I was visiting Baseline Transitway Station recently and had that sudden feeling of dislocation you get when what you see in front of you is very different than what your eyes have been trained to expect. In a flash a new fact was driven home: the place is no longer what it was when I first visited in the fall of 1985.
Nor is it anything like what it is expected to be in a year’s time.
Right now, it’s a great deal of open space.
From April to November, that may yet be a good thing. But in the dead – or perhaps not so dead in these days of fears of climate derangement? – of an Ottawa winter, such a space may seem more desolate than it truly is.
Looking back, I remember Baseline as it was, one of the first examples of a Transitway station I’d ever seen. Newly arrived in Ottawa with my parents and siblings in 1985, I was beginning my first run of the Algonquin College system as a student in business administration, training in what was hoped to be “fallback” skills in case the big dream fell through. Having spent much of my life in the prairie cities, I had no acquaintance with what a “transit city” like Ottawa would be like.

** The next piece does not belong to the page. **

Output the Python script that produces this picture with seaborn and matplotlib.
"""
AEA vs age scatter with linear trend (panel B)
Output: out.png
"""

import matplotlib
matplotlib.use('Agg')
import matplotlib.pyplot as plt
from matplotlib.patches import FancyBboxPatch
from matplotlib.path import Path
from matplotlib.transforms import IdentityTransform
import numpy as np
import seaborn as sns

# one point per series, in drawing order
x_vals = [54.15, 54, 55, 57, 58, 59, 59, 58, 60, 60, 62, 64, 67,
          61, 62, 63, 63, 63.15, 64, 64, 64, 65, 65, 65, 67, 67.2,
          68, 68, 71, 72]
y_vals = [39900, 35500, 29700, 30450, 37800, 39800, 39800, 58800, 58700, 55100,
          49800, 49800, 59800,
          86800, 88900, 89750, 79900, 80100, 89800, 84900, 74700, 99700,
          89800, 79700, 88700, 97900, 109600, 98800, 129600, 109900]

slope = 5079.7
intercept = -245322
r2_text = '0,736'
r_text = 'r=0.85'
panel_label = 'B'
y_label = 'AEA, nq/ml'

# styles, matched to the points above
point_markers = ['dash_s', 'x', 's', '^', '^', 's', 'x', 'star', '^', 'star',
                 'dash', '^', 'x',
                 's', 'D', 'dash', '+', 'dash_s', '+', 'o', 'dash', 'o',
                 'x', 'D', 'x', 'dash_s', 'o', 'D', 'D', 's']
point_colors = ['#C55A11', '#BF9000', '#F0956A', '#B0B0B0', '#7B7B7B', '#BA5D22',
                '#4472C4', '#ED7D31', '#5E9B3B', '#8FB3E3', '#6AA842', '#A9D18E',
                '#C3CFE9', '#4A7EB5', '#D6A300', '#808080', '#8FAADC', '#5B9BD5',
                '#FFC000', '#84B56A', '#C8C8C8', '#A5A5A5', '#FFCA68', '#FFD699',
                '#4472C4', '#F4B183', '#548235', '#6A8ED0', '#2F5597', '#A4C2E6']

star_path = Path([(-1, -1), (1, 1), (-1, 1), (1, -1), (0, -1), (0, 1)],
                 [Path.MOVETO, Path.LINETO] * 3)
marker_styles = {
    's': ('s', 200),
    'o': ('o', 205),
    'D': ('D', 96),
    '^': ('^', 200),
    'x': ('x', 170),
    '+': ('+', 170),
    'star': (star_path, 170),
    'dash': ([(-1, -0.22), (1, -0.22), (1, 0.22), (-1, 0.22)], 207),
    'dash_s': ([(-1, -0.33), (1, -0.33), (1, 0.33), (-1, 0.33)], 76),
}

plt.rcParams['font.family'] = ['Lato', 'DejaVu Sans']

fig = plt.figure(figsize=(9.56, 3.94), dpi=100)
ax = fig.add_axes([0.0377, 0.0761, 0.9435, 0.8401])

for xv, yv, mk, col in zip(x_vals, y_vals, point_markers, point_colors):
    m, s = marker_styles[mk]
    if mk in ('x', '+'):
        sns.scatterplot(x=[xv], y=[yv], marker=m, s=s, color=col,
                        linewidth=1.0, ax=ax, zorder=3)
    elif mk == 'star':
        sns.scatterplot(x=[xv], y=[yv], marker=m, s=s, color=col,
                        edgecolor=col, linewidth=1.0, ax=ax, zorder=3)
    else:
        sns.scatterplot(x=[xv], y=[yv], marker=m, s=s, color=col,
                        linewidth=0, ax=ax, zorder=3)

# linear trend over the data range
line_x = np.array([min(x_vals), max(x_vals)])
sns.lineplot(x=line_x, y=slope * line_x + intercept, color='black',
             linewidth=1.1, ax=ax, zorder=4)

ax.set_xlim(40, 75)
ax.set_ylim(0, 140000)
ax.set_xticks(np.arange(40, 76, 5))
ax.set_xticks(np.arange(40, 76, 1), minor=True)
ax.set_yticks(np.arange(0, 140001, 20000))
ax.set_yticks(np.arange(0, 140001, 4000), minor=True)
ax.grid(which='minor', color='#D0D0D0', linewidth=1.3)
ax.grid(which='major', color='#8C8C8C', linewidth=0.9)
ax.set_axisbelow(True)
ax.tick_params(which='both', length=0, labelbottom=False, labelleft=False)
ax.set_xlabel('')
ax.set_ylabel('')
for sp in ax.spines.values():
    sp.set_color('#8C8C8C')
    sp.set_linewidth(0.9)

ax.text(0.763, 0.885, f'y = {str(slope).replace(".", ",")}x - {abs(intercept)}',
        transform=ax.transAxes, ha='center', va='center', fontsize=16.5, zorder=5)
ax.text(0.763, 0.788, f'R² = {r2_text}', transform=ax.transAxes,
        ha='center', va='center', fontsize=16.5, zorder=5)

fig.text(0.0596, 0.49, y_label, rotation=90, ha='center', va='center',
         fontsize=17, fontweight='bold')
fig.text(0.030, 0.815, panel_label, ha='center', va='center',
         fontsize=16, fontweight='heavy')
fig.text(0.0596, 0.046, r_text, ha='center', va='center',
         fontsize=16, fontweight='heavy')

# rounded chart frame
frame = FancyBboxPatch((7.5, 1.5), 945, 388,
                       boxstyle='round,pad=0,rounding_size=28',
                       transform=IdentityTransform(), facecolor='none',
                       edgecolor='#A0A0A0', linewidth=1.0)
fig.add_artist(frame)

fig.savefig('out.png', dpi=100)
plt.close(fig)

Baseline Station as it was – photo by Steve Brandon
Baseline as it once was…was young, then. Newly built, barely finished before my family’s arrival. It was all scarlet metal tubes and framers, tinted glass and plastic and concrete bunkers. An exemplar of all the Transitway stations to come, from one end of the region to the other.
The other stations were barely there at first. Hurdman, Iris and Lincoln Heights were up and running as well, but that was about it for the stations built in what has come to be known as the Transitway architectural “signature” style. Lebreton, St. Laurent and Place d’Orléans were there, but only just. Prefab portable shelters, concrete kerbs and asphalt hived off from parking lots mostly. The rest of the network wasn’t in place yet so far as I can remember.
There were no convenience stores yet in any of the stations. Whatever retailers and restaurants were near each of the stations was expected to serve such needs. Services came much later in the game.
Nor was Ottawa what it is today. OC Transpo served the Regional Municipality of Ottawa-Carleton, not the City of Ottawa. The RMOC was a patchwork of cities, towns and a few villages thrown together within the bounds of the present-day City. Those municipalities sometimes co-operated and sometimes fought, depending on how they saw as their needs at the moment. Mike Harris put an end to that in 2001 during his tenure as Ontario Premier.
As for Algonquin College, it too has gone through changes. The college has grown by leaps and bounds, despite spinning off the French-language services and courses into La Cité collégiale in 1990, and selling off assorted satellite campuses to other institutions across the city. Also, thanks to that “shotgun marriage” in 2001 mentioned a little while ago, the campus is no longer in Nepean – which no longer exists for the province’s purposes – but Ottawa.
And now the station to be is set to be something not unlike the present set-up of St. Laurent and Riverside Stations. Part and parcel of the campus itself, even though maintained by OC Transpo as though separate from the rest of Algonquin. The building is not yet in place, and so we have this in the meantime:
A quarter-century’s differences. And time keeps moving, our needs along with them.